Earlier today, in a conversation with Yahoo, Taibbi clarified that his original article did include the proper citations. "I did in fact refer to the City Pages piece in the draft I submitted," he said. "I did not see that those attributions had been removed. I grew up in alternative newspapers and have been in the position the City Pages reporter is in, so I'm sympathetic. They did good work in that piece and deserve to be credited. But you should know also that this isn't plagiarism--it's not even an allegation of plagiarism. It's an attribution issue."
On that point, Jeff Bercovici at Forbes agrees. But he's not letting Taibbi off the hook for what he sees as the "laziness of his thinking."
As I've written before, celebrated though he may be, too often Taibbi doesn't have much more in his quiver than hyperbole, caricature and insults. And his stock of even those is pretty thin.

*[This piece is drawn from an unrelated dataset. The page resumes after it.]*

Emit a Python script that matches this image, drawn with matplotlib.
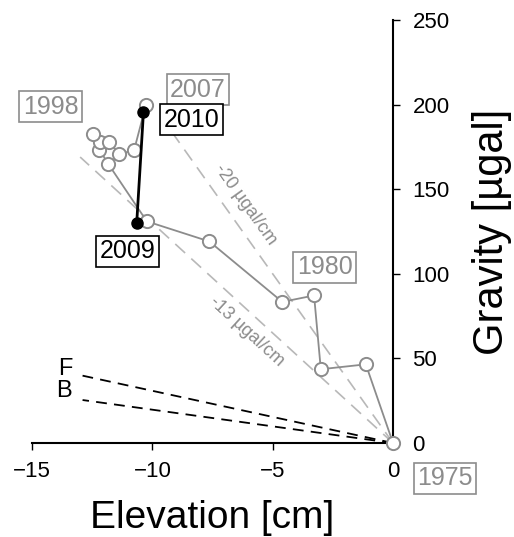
import matplotlib.pyplot as plt

plt.rcParams['font.family'] = ['Liberation Sans', 'DejaVu Sans']

# Gravity change vs elevation change, 1975 -> 2007
elev = [0.0, -1.13, -3.0, -3.28, -4.6, -7.63, -10.23, -11.83, -12.2, -12.17,
        -12.48, -11.79, -11.37, -10.76, -10.27]
grav = [0.0, 46.5, 43.6, 87.2, 83.4, 119.1, 131.0, 164.9, 173.4, 177.9,
        182.8, 177.9, 170.8, 173.0, 199.6]

# 2009 -> 2010
elev_new = [-10.65, -10.37]
grav_new = [130.0, 195.4]

# reference gradients (ugal/cm)
grad_obs = [-20, -13]
grad_obs_end = [-9.3, -13.0]
grad_theory = {"F": -3.086, "B": -1.97}
theory_end = -12.9

years = ["1975", "1980", "1998", "2007", "2009", "2010"]
year_x = [2.16, -2.84, -14.23, -8.1, -11.03, -8.36]
year_y = [-20.8, 104.0, 198.8, 208.9, 113.3, 191.1]
year_col = ["#8c8c8c", "#8c8c8c", "#8c8c8c", "#8c8c8c", "black", "black"]

gray = "#8c8c8c"
fig = plt.figure(figsize=(5.14, 5.37), dpi=100)
ax = fig.add_axes([0.0623, 0.175, 0.7023, 0.7878])

# observed gradient lines
for g, xe in zip(grad_obs, grad_obs_end):
    ax.plot([0, xe], [0, g * xe], ls=(0, (8, 5)), color="#b8b8b8", lw=1.2,
            clip_on=False, zorder=1)
ax.text(-6.15, 140.8, "-20 µgal/cm", rotation=-54.5, color=gray, fontsize=13,
        ha="center", va="center", rotation_mode="anchor")
ax.text(-6.1, 66.0, "-13 µgal/cm", rotation=-42.4, color=gray, fontsize=13,
        ha="center", va="center", rotation_mode="anchor")

# free-air and Bouguer gradients
for lab, g in grad_theory.items():
    ax.plot([0, theory_end], [0, g * theory_end], ls=(0, (6, 4)), color="black",
            lw=1.3, clip_on=False, zorder=1)
ax.text(-13.6, 43.6, "F", fontsize=17, ha="center", va="center")
ax.text(-13.66, 31.0, "B", fontsize=17, ha="center", va="center")

ax.plot(elev, grav, "-o", color=gray, lw=1.3, ms=9.5, mfc="white", mec=gray,
        mew=1.4, clip_on=False, zorder=3)
ax.plot(elev_new, grav_new, "-o", color="black", lw=2.0, ms=8, mfc="black",
        mec="black", clip_on=False, zorder=4)

for t, x, y, c in zip(years, year_x, year_y, year_col):
    ax.text(x, y, t, color=c, fontsize=18, ha="center", va="center", zorder=5,
            bbox=dict(boxstyle="square,pad=0.14", fc="white", ec=c, lw=1.2),
            clip_on=False)

ax.set_xlim(-15, 0)
ax.set_ylim(0, 250)
for s in ["left", "top"]:
    ax.spines[s].set_visible(False)
for s in ["bottom", "right"]:
    ax.spines[s].set_linewidth(1.5)
ax.yaxis.tick_right()
ax.yaxis.set_label_position("right")
ax.set_xticks([-15, -10, -5, 0])
ax.set_xticklabels(["\u221215", "\u221210", "\u22125", "0"])
ax.set_yticks([0, 50, 100, 150, 200, 250])
ax.tick_params(axis="both", labelsize=16, length=5, width=1.0, direction="out")
ax.tick_params(axis="y", pad=9)
ax.tick_params(axis="x", pad=8)
ax.set_xlabel("Elevation [cm]", fontsize=28, labelpad=13)
ax.set_ylabel("Gravity [µgal]", fontsize=30, labelpad=16)
ax.patch.set_visible(False)

fig.savefig("out.png", dpi=100)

In a profile four years ago, he described Mike Huckabee as a "wild-eyed Baptist goofball," a "Christian goofball of the highest order," a "religious zealot," "full-blown nuts" and "batshit."
Compare that with his characterization of Bachmann: "a religious zealot" who has "strangely unfocused eyes" and "may seem like a goofball" but is actually "completely batshit crazy."
Maybe the writer Matt Taibbi has really been ripping off is Matt Taibbi.
Still, the harshest media-on-media insult comes from Anderson's assessment of how Bates handled the Taibbi story, as Poynter's Jim Romenesko pulls out from City Pages' interview with Anderson:
I do want to say this for the record: I would not consider what the Rolling Stone article contained in it to be plagiarism. ... What I will say, as a graduate of the Columbia J-School, and an adjunct at the University of Minnesota J-School, I do know that if a student handed in a story with that particular lack of sourcing, not only would I give it an 'F,' I would probably put that student on academic fraud.